Forget "friending": a new feature from Facebook now lets users "subscribe" to one another's updates.
In a blog post published Wednesday, Facebook announced that it would begin rolling out the "subscribe button," a tool that offers users a new way to interact with one another, as well as more of a say over the information that appears in their News Feeds.
"Our mission is to connect people and help them share. The goal of this new feature really is to give people more control over how they do that," Naomi Gleit, Facebook's director of product, told the Huffington Post.
As we wrote here, the just-announced setting, which lets Facebook operate more like Twitter by enabling people to "follow" public figures, could have important effects on etiquette, sharing, and the way people connect on Facebook.
Facebook will begin rolling out the "subscribe" button to all users starting September 14.
We've put together a guide to five key things you need to know about the "subscribe" button. Check them out, then tell us what you think of the new feature in the comments below.
Facebook's latest feature has introduced an important new term, "subscribing," that describes a novel way to connect on the social networking site. Now, you must choose between "friending" someone and "subscribing" to them. So what's the difference? Here's how Facebook explains it: You should only add someone as a friend when you know them personally. If you don't know someone personally but want to hear what they have to say, subscribing is a good option. When you subscribe to someone, you'll only be able to see their public updates. When you request to add a person as your "friend," she must review and approve the request. On the other hand, if someone has opted to include the "subscribe" button on her profile, you can subscribe to see her public updates without her having to review the request, or without being friends with her (Note that she'll be able to see that you subscribed to her).

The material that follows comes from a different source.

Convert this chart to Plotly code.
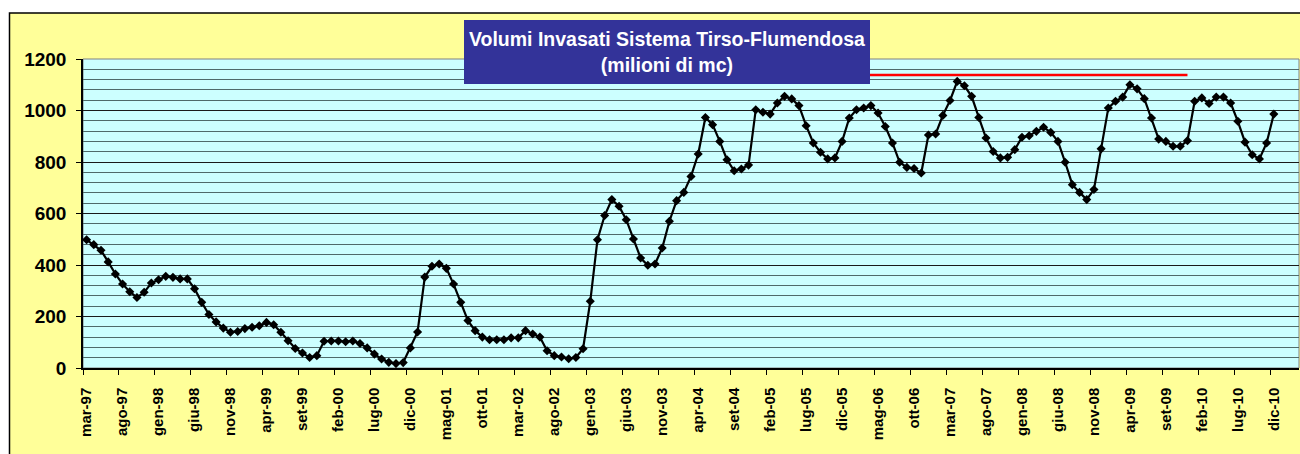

Facebook "friends" can see any profile information a user has made available to that particular group--it might include tagged photos and videos, comments, status updates, wall posts, and contact information, among other details--whereas subscribers can only view public updates.
Like the idea of having people who are not your Facebook friends see your public updates in their News Feeds? Then sign up to put a "subscribe" button on your Profile page. Any user on Facebook will be able to add a "subscribe" button by visiting Facebook's subscription page, then clicking "Allow subscriptions" (Perhaps as a sign of how it anticipates its users employing the new tool, Facebook specifically called out "journalists, artists and political figures" as potential users of the "subscribe" button) Once you've approved "subscriptions," the "subscribe" button will appear on your profile to the left of the "Message" button.
Once you've opted in to add a "subscribe" button to your profile, you won't be able to vet your subscribers--anyone will be able to choose to follow and see your public updates, and you won't be asked to approve them one by one. That is, as Facebook explains, "when you hide or decline a friend request, that person can still subscribe to your public updates if you have allowed subscribers." However, you can choose whether or not to let others comment on your updates (see the first option under "Edit Subscriber Settings," which appears when you first sign up for the button) and you can choose whether or not to be notified when new people "subscribe" to your updates. According to Facebook's Help Center, here's how you can tweak your subscriber settings at a later point: 1. From your profile, click the Subscribers link on the left menu 2. Click the Edit Settings button in the top right
A "subscribed" button will now appear on all your friends' profiles. This tool lets you give Facebook feedback on the number and kind of posts you'd like to see from a friend in your News Feed. Clicking "subscribed" on a friend's profile page presents a drop-down menu where you can specify what kind of information you'd like to see: selecting "All Updates" tells News Feed you'd like to see more information from that person, "Most Updates" tells News Feed you're satisfied with what you're seeing now, and "Only Important" tells News Feed you'd just like the "highlights, like a new job or move," Facebook explains. Clicking "all" won't show all of your friend's messages in your News Feed, and clicking "Only Important" won't eliminate the person from your feed--these are just cues for News Feed to help it deliver more relevant information. Facebook allows users to further specify what kind of posts you'd like to see for a given individual. Love your uncle's photos, but don't want to see updates from his games? Now you can better note these preferences.
The "subscribe" button will also allow you to unsubscribe from friends' posts, so you can stay Facebook friends with someone, but keep their updates out of your News Feed. You can make this tweak by clicking the "subscribed" button on his or her profile page, or mousing over his or her name when it appears in your News Feed.